L'idée d'une lutte nationale contre la Perse n'avait jamais cessé
de hanter l'imagination grecque : c'était pour les Hellènes ce que fut, des
siècles durant, pour la chrétienté occidentale la lutte contre les infidèles.
Sparte elle-même avait cherché, du moins pendant un certain temps, à cacher
sous ce masque son avidité et sa passion de dominer ; Jason de Phères avait
vu dans cette guerre nationale à laquelle il se préparait la justification de
la tyrannie qu'il avait fondée. Plus l'impuissance et la désorganisation
intérieure de l'immense empire oriental devenait évidente, plus il semblait
devoir être facile et lucratif de l'anéantir, et plus aussi l'attente, l'idée
que cet événement devait et pouvait s'accomplir était devenue générale et
assurée. Libre à Platon et à son école de continuer leurs efforts pour
trouver et pour réaliser l'État idéal ; Isocrate, qui avait une influence
bien plus grande et bien plus populaire, en revenait sans cesse à ce point,
qu'il fallait commencer la guerre contre les Perses. Cette entreprise,
disait-il, serait plutôt un cortège de fête qu'une expédition de guerre ;
comment pouvait-on supporter l'outrage que ces Barbares infligeaient aux
Hellènes en voulant être les gardiens de la paix en Grèce, lorsque la Grèce était elle-même
en état d'accomplir de ces exploits qui valent la peine qu'on prie les dieux
à ce sujet ? Et Aristote ajoute : les Hellènes pourraient commander au monde
s'ils étaient réunis en un seul État.
L'une et l'autre pensée s'offrait d'elle-même : il était tout
aussi naturel de considérer ces deux choses, l'unification de l'Hellade et la
guerre contre les Perses, comme une même œuvre, et de ne pas attendre pour
entreprendre l'une que l'autre fût achevée. Mais comment réaliser de telles
pensées ?
Philippe, roi de Macédoine, l'entreprit. Il y était,
pourrait-on dire, obligé, car c'était le seul moyen qui lui fût offert de
restaurer et d'affermir le trône ébranlé de sa race. La politique d'Athènes,
de Sparte, d'Olynthe, de Thèbes, des potentats de Thessalie, avait toujours
entretenu la discorde au sein de la famille royale ; toujours elle avait
soutenu les usurpations de quelques seigneurs du pays, et poussé les Barbares
à des incursions et à des brigandages sur les frontières de la Macédoine. Tous
ces ennemis n'ayant d'autres titres pour agir ainsi que la faiblesse du
royaume macédonien, il ne fallait à ce royaume qu'une force suffisante pour
faire prévaloir contre eux son droit : le jour où il l'aurait, ils seraient
mal venus à réclamer des Macédoniens plus d'égards et de ménagements qu'ils
n'en avaient mis eux-mêmes pendant si longtemps à lui nuire.

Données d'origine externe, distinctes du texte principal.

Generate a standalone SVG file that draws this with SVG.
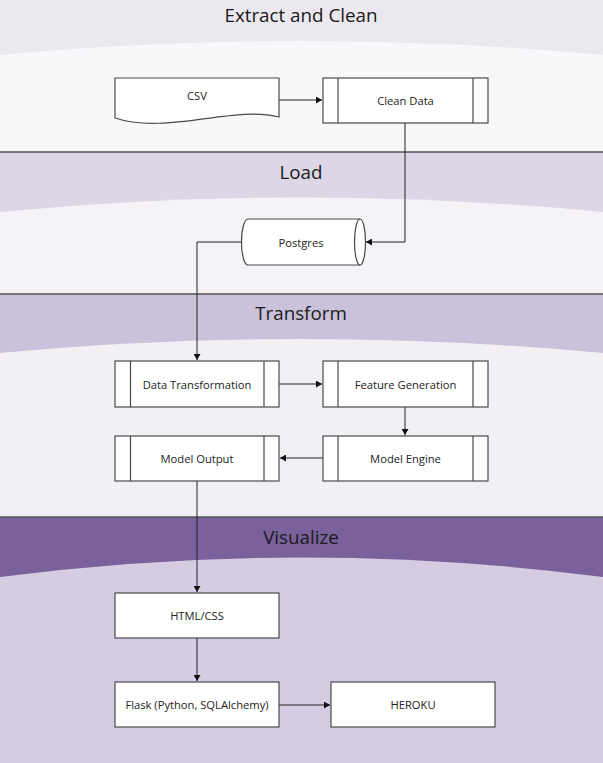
<svg xmlns="http://www.w3.org/2000/svg" width="603" height="763" viewBox="0 0 603 763">
<style>
.title{font-family:"Open Sans","Noto Sans","DejaVu Sans",sans-serif;font-size:18.8px;fill:#1a1a1a;text-anchor:middle}
.lbl{font-family:"Open Sans","Noto Sans","DejaVu Sans",sans-serif;font-size:11.2px;fill:#222;text-anchor:middle;dominant-baseline:central}
.box{fill:#fff;stroke:#4a4a4a;stroke-width:1.2}
.inner{stroke:#4a4a4a;stroke-width:1.2;fill:none}
.sep{stroke:#555;stroke-width:1.3}
.conn{fill:none;stroke:#222;stroke-width:1}
</style>
<defs>
<marker id="arr" markerWidth="7" markerHeight="7" refX="6" refY="3.5" orient="auto" markerUnits="userSpaceOnUse">
<path d="M0,0 L6,3.5 L0,7 Z" fill="#111"/>
</marker>
</defs>
<g id="lanes">
<rect x="0" y="0" width="603" height="152" fill="#ebe8f0"/>
<path d="M0,55 Q301.5,27 603,55 V152 H0 Z" fill="#f8f7fa"/>
<rect x="0" y="152" width="603" height="142" fill="#ddd6e6"/>
<path d="M0,212 Q301.5,183 603,212 V294 H0 Z" fill="#f5f3f8"/>
<rect x="0" y="294" width="603" height="223" fill="#cbc1da"/>
<path d="M0,353 Q301.5,325 603,353 V517 H0 Z" fill="#f2f0f5"/>
<rect x="0" y="517" width="603" height="246" fill="#7b619b"/>
<path d="M0,577 Q301.5,538 603,577 V763 H0 Z" fill="#d5cce1"/>
<line class="sep" x1="0" y1="152" x2="603" y2="152"/>
<line class="sep" x1="0" y1="294" x2="603" y2="294"/>
<line class="sep" x1="0" y1="517" x2="603" y2="517"/>
<text class="title" x="301" y="21.5">Extract and Clean</text>
<text class="title" x="301" y="178.5">Load</text>
<text class="title" x="301" y="319.5">Transform</text>
<text class="title" x="301" y="543.5">Visualize</text>
</g>
<g id="connectors">
<line class="conn" x1="279" y1="100" x2="322" y2="100" marker-end="url(#arr)"/>
<polyline class="conn" points="405,123 405,242 366,242" marker-end="url(#arr)"/>
<polyline class="conn" points="241.5,242 197,242 197,360" marker-end="url(#arr)"/>
<line class="conn" x1="279" y1="384" x2="322" y2="384" marker-end="url(#arr)"/>
<line class="conn" x1="405" y1="407" x2="405" y2="435" marker-end="url(#arr)"/>
<line class="conn" x1="323" y1="458" x2="280" y2="458" marker-end="url(#arr)"/>
<line class="conn" x1="197" y1="481" x2="197" y2="592" marker-end="url(#arr)"/>
<line class="conn" x1="197" y1="638" x2="197" y2="681" marker-end="url(#arr)"/>
<line class="conn" x1="279" y1="705" x2="330" y2="705" marker-end="url(#arr)"/>
</g>
<g id="csv">
<path class="box" d="M115,78 H279 V117 C235,105 165,135 115,118 Z"/>
<text class="lbl" x="197" y="95">CSV</text>
</g>
<g id="clean-data">
<rect class="box" x="323" y="78" width="165" height="45"/>
<path class="inner" d="M338,78 V123 M473,78 V123"/>
<text class="lbl" x="405.5" y="100.5">Clean Data</text>
</g>
<g id="postgres">
<path class="box" d="M248,219 H360 A5.5,23 0 0 1 360,265 H248 A6.5,23 0 0 1 248,219 Z"/>
<path class="inner" d="M360,219 A5.5,23 0 0 0 360,265"/>
<text class="lbl" x="301" y="242">Postgres</text>
</g>
<g id="data-transformation">
<rect class="box" x="115" y="361" width="164" height="46"/>
<path class="inner" d="M130.5,361 V407 M264,361 V407"/>
<text class="lbl" x="197" y="384">Data Transformation</text>
</g>
<g id="feature-generation">
<rect class="box" x="323" y="361" width="165" height="46"/>
<path class="inner" d="M338,361 V407 M473,361 V407"/>
<text class="lbl" x="405.5" y="384">Feature Generation</text>
</g>
<g id="model-engine">
<rect class="box" x="323" y="436" width="165" height="45"/>
<path class="inner" d="M338,436 V481 M473,436 V481"/>
<text class="lbl" x="405.5" y="458.5">Model Engine</text>
</g>
<g id="model-output">
<rect class="box" x="115" y="436" width="164" height="45"/>
<path class="inner" d="M130.5,436 V481 M264,436 V481"/>
<text class="lbl" x="197" y="458.5">Model Output</text>
</g>
<g id="html-css">
<rect class="box" x="115" y="593" width="164" height="45"/>
<text class="lbl" x="197" y="615.5">HTML/CSS</text>
</g>
<g id="flask">
<rect class="box" x="115" y="682" width="164" height="45"/>
<text class="lbl" x="197" y="704.5">Flask (Python, SQLAlchemy)</text>
</g>
<g id="heroku">
<rect class="box" x="331" y="682" width="164" height="45"/>
<text class="lbl" x="413" y="704.5">HEROKU</text>
</g>
</svg>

Les succès de Philippe out pour base le fondement solide
qu'il entreprit de donner à sa puissance, le mouvement méthodique et sûr de
la politique qu'il opposa à la politique des États helléniques, celle-ci
tantôt précipitée et tantôt endormie, se trompant toujours sur les moyens et
sur le but ; avant tout, ces succès sont fondés sur 1 ;unité, le secret, la
promptitude et l'esprit de suite qui présidait à ses entreprises, de sorte
que ceux qu'elles devaient atteindre les tenaient pour impossibles jusqu'au
moment où ils ne pouvaient plus s'y opposer ni y échapper. Le meurtre
d'Alexandre avait plongé les Thessaliens dans le désordre ; la guerre Sociale
occupait toute l'attention des Athéniens ; les Thébains ne pensaient qu'à la
guerre Sacrée, qui devait réduire les Phocidiens à l'obéissance ; les
Spartiates s'efforçaient de recouvrer quelque influence dans le Péloponnèse.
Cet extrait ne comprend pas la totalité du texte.